Interview Celia Levi

Articles   Dans les saisons passées

Celia Lévi, autrice du livre Les insoumises, était venue à l'université dans le cadre des rencontres littéraires organisées par la Direction culture en 2019. Son dernier roman, La Tannerie aux éditions Tristram, a été sélectionné pour la 8e édition du Prix du Roman des étudiants France Culture-Télérama. Elle s'est prêtée au jeu de l'interview.

Celia Levi, je sais que vous n'êtes jamais certaine d'écrire un nouveau roman... Savez-vous pourquoi vous avez écrit celui-ci ? 

Les raisons pour lesquelles j’écris un roman finissent souvent par s’estomper devant la matière romanesque. Plusieurs raisons se sont mêlées et ont rendu l’écriture impérieuse. Je travaillais dans un établissement artistique, j’ai eu l’impression que ce type de lieu était une métaphore de la social-démocratie de nos sociétés occidentales, qu’il s’y concentrait des thématiques actuelles : le travail, l’exploitation des employés, l’hypocrisie du milieu culturel et artistique, la spectacularisation de l’art, la gentrification des quartiers populaires. Et puis il y avait cette vie parisienne frivole, mise en avant et dont le côté obscène n’était que rarement évoqué. Par ailleurs, il y a eu aussi en même temps des exilés, qui s’étant installés porte de la Chapelle étaient pourchassés sans relâche, puis Nuit debout et les manifestations contre la loi travail. J’avais envie de relater ces événements. 

 

Que vous a permis le choix d'une narratrice telle que Jeanne ?
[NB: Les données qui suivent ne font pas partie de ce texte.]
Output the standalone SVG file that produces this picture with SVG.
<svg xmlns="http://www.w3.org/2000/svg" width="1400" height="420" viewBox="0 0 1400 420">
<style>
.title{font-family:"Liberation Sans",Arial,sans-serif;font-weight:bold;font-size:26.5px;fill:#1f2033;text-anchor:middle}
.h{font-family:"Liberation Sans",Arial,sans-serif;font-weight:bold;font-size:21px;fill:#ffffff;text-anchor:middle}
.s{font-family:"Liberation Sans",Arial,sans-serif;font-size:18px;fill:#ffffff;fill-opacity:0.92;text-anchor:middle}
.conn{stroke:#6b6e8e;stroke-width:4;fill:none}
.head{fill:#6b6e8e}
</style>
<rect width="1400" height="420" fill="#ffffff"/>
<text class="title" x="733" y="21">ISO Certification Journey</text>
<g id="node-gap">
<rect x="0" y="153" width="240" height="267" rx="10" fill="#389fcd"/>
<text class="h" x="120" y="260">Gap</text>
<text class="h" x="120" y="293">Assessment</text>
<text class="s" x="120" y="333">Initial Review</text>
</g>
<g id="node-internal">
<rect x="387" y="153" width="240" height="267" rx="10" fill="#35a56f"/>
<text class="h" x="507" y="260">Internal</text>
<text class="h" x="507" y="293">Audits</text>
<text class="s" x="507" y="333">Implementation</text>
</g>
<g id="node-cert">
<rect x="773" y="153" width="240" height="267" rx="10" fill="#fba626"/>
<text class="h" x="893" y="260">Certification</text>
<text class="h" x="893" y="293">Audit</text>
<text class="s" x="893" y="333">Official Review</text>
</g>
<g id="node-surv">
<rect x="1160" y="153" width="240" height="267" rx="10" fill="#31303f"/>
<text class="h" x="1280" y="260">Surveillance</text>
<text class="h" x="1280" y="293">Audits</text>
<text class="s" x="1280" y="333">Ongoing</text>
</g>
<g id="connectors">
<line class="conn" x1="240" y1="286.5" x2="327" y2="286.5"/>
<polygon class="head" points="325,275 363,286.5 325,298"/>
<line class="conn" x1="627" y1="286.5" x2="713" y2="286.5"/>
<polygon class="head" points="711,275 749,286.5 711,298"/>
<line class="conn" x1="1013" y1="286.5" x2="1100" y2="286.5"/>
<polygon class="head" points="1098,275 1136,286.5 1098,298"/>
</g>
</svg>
Jeanne est jeune, elle ne connaît pas Paris, elle est naïve, facilement impressionnable. Elle permettait de sonder le lieu, la Tannerie, avec des yeux vierges et donc de faire ressortir avec plus de force l’imposture des discours puisqu’elle les prend à la lettre.  C’est un topos littéraire que celui du personnage du naïf. Et cela confère au lecteur plus de liberté. 

 

Qu'est-ce que "la Tannerie", qui donne son titre au livre ? 

La Tannerie est comme son nom l’indique une ancienne tannerie construite à la fin du 19e siècle à Pantin et qui a été transformée en établissement artistique et culturel. Le roman s’articule autour de ce lieu qui est un microcosme de la société française d’aujourd’hui. J’ai pensé Au bonheur des dames en décrivant cet endroit. La Tannerie est comparable au grand magasin de Zola, les œuvres d’art n’y sont pas moins des marchandises que les tissus. Le lieu exerce sur l’héroïne la même fascination. Et les deux lieux ont un rôle central : ils représentent la cristallisation emblématique du récit.

 

Ma dernière question se veut scolaire mais non dénuée d'affect... La Tannerie, est-ce L'éducation sentimentale du XXIe siècle ? 

Pour Walter Benjamin, la révolution ne regarde pas le futur mais le passé, elle remplit le passé " d’à-présent ". La réalité qui est décrite dans le roman est une réalité médiatisée par une série de représentations et de références, références au monde ouvrier, à un Paris insurgé ; tout cela renvoie au 19e siècle. Il y a en effet de nombreuses références au roman d’apprentissage du XIXe siècle, et à L'éducation sentimentale en particulier. 

Plus qu’un jeu de piste méta-littéraire, il m’a semblé que le roman dans sa forme ne pouvait pas ne pas prendre en compte cet héritage, que là-même résiderait justement l’efficacité du roman et que le lecteur, s’il le désirait, pourrait y découvrir certains aspects de la vérité d’une époque.

 

Quel souvenir gardez-vous de votre venue à l'Université de Lille en 2019 ?

J’en garde un excellent souvenir, les questions et remarques des étudiants étaient très fines et très intéressantes, l’accueil chaleureux. Je m’en souviens comme d’une rencontre de très grande qualité.